Monday, 23 March 2009

Abercrombie & Fitch on both sides of the Atlantic

American companies kick the crap out of their British counterparts when it comes to brand marketing and management - especially in the transference of these brands out of the domestic market and into foreign waters.

I remember when Krispy Kreme first branched out into the UK and you could only buy them in Harrods or Selfridges. Talk about manipulating the image. In the States, Krispy Kreme is ubiquitous - you can buy your original glazed boxes of sickly sweet sticky doom in MacDonald's style drive-through. But when glamorous women in Louboutin heels come strutting out of Harrod's with their doughnuts in a frosted plastic bag, it sends out a whole different message. The aura conferred by these women and the expensive bazaars which stocked KK meant that eventually the brand could branch out into high street: they are now sold in some high street Tesco's or stand alone shops.

But the best example of a brand purchasing a much bigger status over the pond is Abercrombie and Fitch. Walking down Burlington Gardens last Friday afternoon, on my way to get some Laduree macarons, I walked past Abercrombie and Fitch. The location of the shop in between Saville Row and Old Bond Street on Burlington Gardens tells you pretty much everything you need to know about A&F's aspirations in the UK.

This is what most of the Abercrombie stores look like in America:

This is what the Abercrombie store looks like in London:

This is a brand better known for its 'sexy' soft-porn ads that wind up the parents of the kids who buy the clothes. The style is a sort of over-priced Gap: boring, yet still managing to encourage a slightly slutty jeans and t-shirt look. They aren't prep enough to be J. Crew or J.Press but they're expensive enough to be cool in that just out of reach way for most American teenagers.

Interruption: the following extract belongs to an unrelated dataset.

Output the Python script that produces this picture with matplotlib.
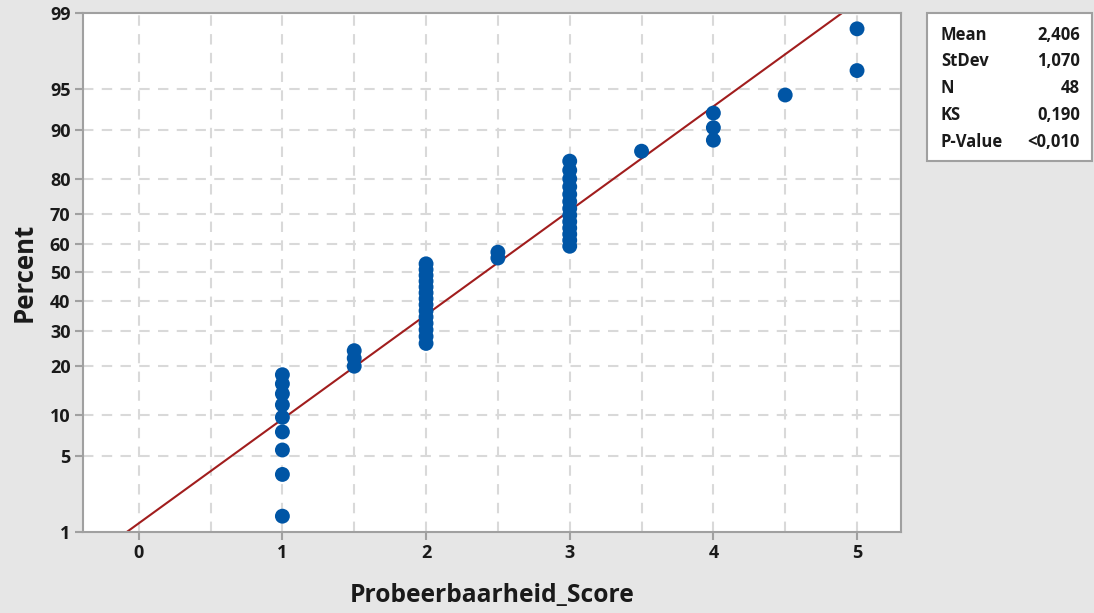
import numpy as np
import matplotlib
matplotlib.use("Agg")
import matplotlib.pyplot as plt
from matplotlib.patches import Rectangle
from statistics import NormalDist

# ---- data ----
score_values = [1.0, 1.5, 2.0, 2.5, 3.0, 3.5, 4.0, 4.5, 5.0]
score_counts = [9, 3, 14, 2, 13, 1, 3, 1, 2]
y_ticks = [1, 5, 10, 20, 30, 40, 50, 60, 70, 80, 90, 95, 99]
x_ticks = [0, 1, 2, 3, 4, 5]
x_grid = [0, 0.5, 1, 1.5, 2, 2.5, 3, 3.5, 4, 4.5, 5]
stat_labels = ["Mean", "StDev", "N", "KS", "P-Value"]
stat_values = ["2,406", "1,070", "48", "0,190", "<0,010"]

data = np.repeat(score_values, score_counts)
n = len(data)
mean = data.mean()
sd = data.std(ddof=1)
ranks = np.arange(1, n + 1)
pct = (ranks - 0.3) / (n + 0.4) * 100  # median ranks

_nd = NormalDist()
_ppf = np.vectorize(lambda p: _nd.inv_cdf(p), otypes=[float])
_cdf = np.vectorize(lambda z: _nd.cdf(z), otypes=[float])


def fwd(p):
    p = np.clip(np.asarray(p, dtype=float) / 100.0, 1e-9, 1 - 1e-9)
    return _ppf(p)


def inv(z):
    return _cdf(np.asarray(z, dtype=float)) * 100.0


FONT = "Open Sans"
BG = "#e6e6e6"
SPINE = "#a0a0a0"
GRID = "#d9d9d9"
TXT = "#1a1a1a"

fig = plt.figure(figsize=(10.94, 6.13), dpi=100, facecolor=BG)
ax = fig.add_axes([83 / 1094, (613 - 532) / 613, (901 - 83) / 1094, (532 - 13) / 613])
ax.set_facecolor("white")
ax.set_yscale("function", functions=(fwd, inv))
ax.set_ylim(1, 99)
ax.set_xlim(-0.388, 5.306)

for gx in x_grid:
    ax.axvline(gx, color=GRID, lw=1.5, ls=(0, (5, 4)), zorder=0)
for gy in y_ticks[1:-1]:
    ax.axhline(gy, color=GRID, lw=1.5, ls=(0, (5, 4)), zorder=0)

# fitted normal line
p_line = np.array([1.0, 99.0])
x_line = mean + sd * fwd(p_line)
ax.plot(x_line, p_line, color="#a11d1d", lw=1.5, zorder=2, clip_on=True)

ax.scatter(data, pct, s=115, color="#0055a5", edgecolors="none", zorder=3, clip_on=False)

ax.set_yticks(y_ticks)
ax.set_yticklabels([str(t) for t in y_ticks])
ax.yaxis.set_minor_locator(matplotlib.ticker.NullLocator())
ax.set_xticks(x_ticks)
ax.set_xticklabels([str(t) for t in x_ticks])

for s in ax.spines.values():
    s.set_color(SPINE)
    s.set_linewidth(1.5)
ax.tick_params(axis="both", direction="out", length=6, width=1.5, color=SPINE,
               labelcolor=TXT, labelsize=13, pad=3)
for lab in ax.get_xticklabels() + ax.get_yticklabels():
    lab.set_fontfamily(FONT)
    lab.set_fontweight("bold")

ax.set_xlabel("Probeerbaarheid_Score", fontsize=17.7, fontweight="bold",
              family=FONT, color=TXT, labelpad=15)
ax.set_ylabel("Percent", fontsize=18.5, fontweight="bold",
              family=FONT, color=TXT, labelpad=9)

# stats box
W, H = 1094, 613
box = Rectangle((927 / W, 1 - 161 / H), (1092 - 927) / W, (161 - 13) / H,
                transform=fig.transFigure, facecolor="white", edgecolor=SPINE, lw=1.5)
fig.patches.append(box)
rows_y = [35, 61, 88, 115, 142]
for lbl, val, yy in zip(stat_labels, stat_values, rows_y):
    fig.text(941 / W, 1 - yy / H, lbl, ha="left", va="center", fontsize=12,
             family=FONT, fontweight="bold", color=TXT)
    fig.text(1080 / W, 1 - yy / H, val, ha="right", va="center", fontsize=12,
             family=FONT, fontweight="bold", color=TXT)

fig.savefig("out.png", dpi=100, facecolor=BG)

Funny then that Jack Wills wearing Sloaneys are totally buying into the A&F look. Actually, a lot of people I know got (and still are) really excited when the A&F shop opened in London. A girl I used to work with received an A&F hoody for her birthday and she was jumping up and down clutching the thing like a winning lottery ticket. It was a plain, pink hoody, with A&F plastered across it in big letters, which cost around £70. I just don't get it.

The funniest thing though was when I finally got to Lauduree, three kids (two guys and a girl) came into the shop behind me who had just been to Abercrombie. The were talking about all the different outfits they had purchased and what they would wear on their impending trip to San Francisco. They bought a wardrobe full of chavvy American clothes to wear on their holiday to America! It's absolutely brilliant - the triumph of pretending to be an exclusive brand when you export it around the world. I was so tempted to turn around and shatter the illusion these poor kids had created of Abercrombie and Fitch - I think they actually thought it was the US equivalent of a 5th Avenue brand. Or maybe they were more clever than I gave them credit for and they actually wanted to look like young, sheep-herded American teenagers. And anyway, even if I did explain to them what A&F or KK meant in America, it would still be like telling a chav that Burberry plaid isn't cool anymore.